According to a memo from consultant Ellen Baer discussed at a County Commissioners' work session Thursday, the corporation could own and develop the Fort Ritchie site.
The corporation could have a board of directors appointed by the commissioners, the memo said. The county would retain some control through zoning and land disposition agreements.
Creating the corporation could insulate the county from some risks of ownership, according to the memo.
The corporation could retain control over personnel, land transactions and operational contracts, the memo said.
The corporation also could be responsible for managing marketing efforts and raising money for redevelopment. It would be the contact point with the Army regarding future funding and any long-term cleanup needs.
State, federal and county governments would be tapped for capital funding and initial operating support.

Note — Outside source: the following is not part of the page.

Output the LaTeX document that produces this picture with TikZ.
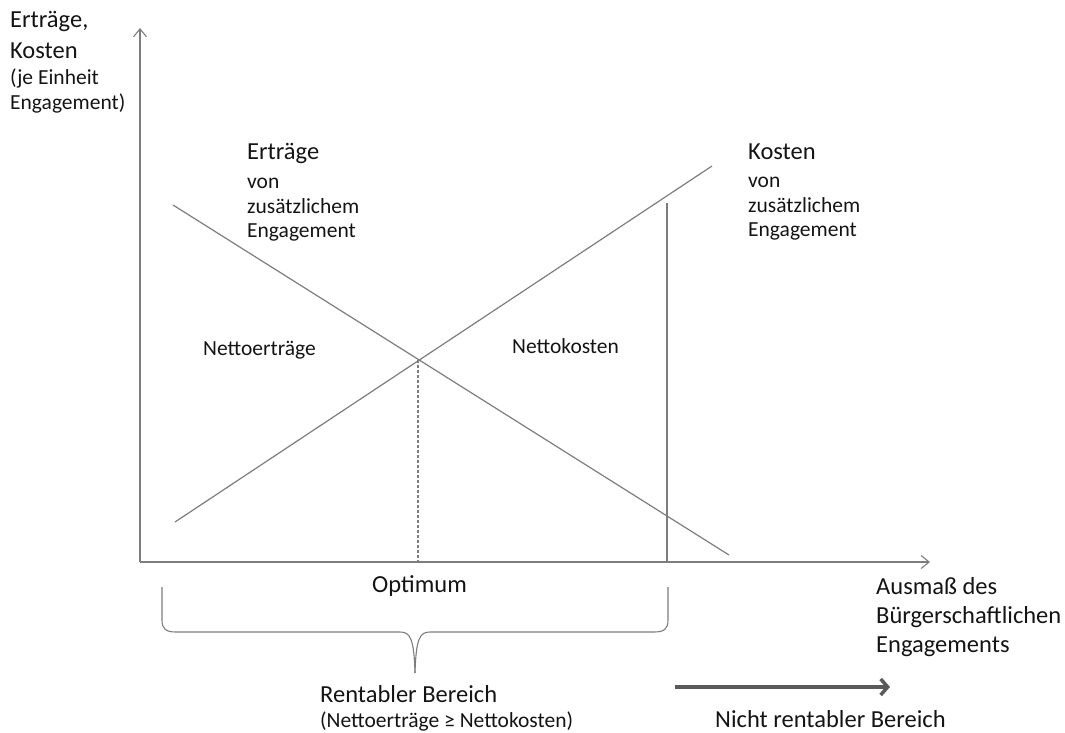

In order to create the company, the commissioners would propose state legislation to create it as a successor to the Local Redevelopment Authority. The commissioners would approve a charter for the corporation and specify the qualifications and jurisdictions of board members.
Bowers said he would like legislation creating the corporation to be passed during this Maryland General Assembly session and for the corporation to be functioning by Labor Day.
The redevelopment authority had considered three different development possibilities for the fort - a vacation home resort, a corporate training/conference campus or a high-tech office park.
Bowers said the vacation home option has been rejected and the authority is working on a combination of the corporate training/conference campus and high-tech office park.
Bowers said it might make sense to create a PenMar water and sewer subdistrict in the Fort Ritchie area to possibly take advantage of grants available because of the base closing.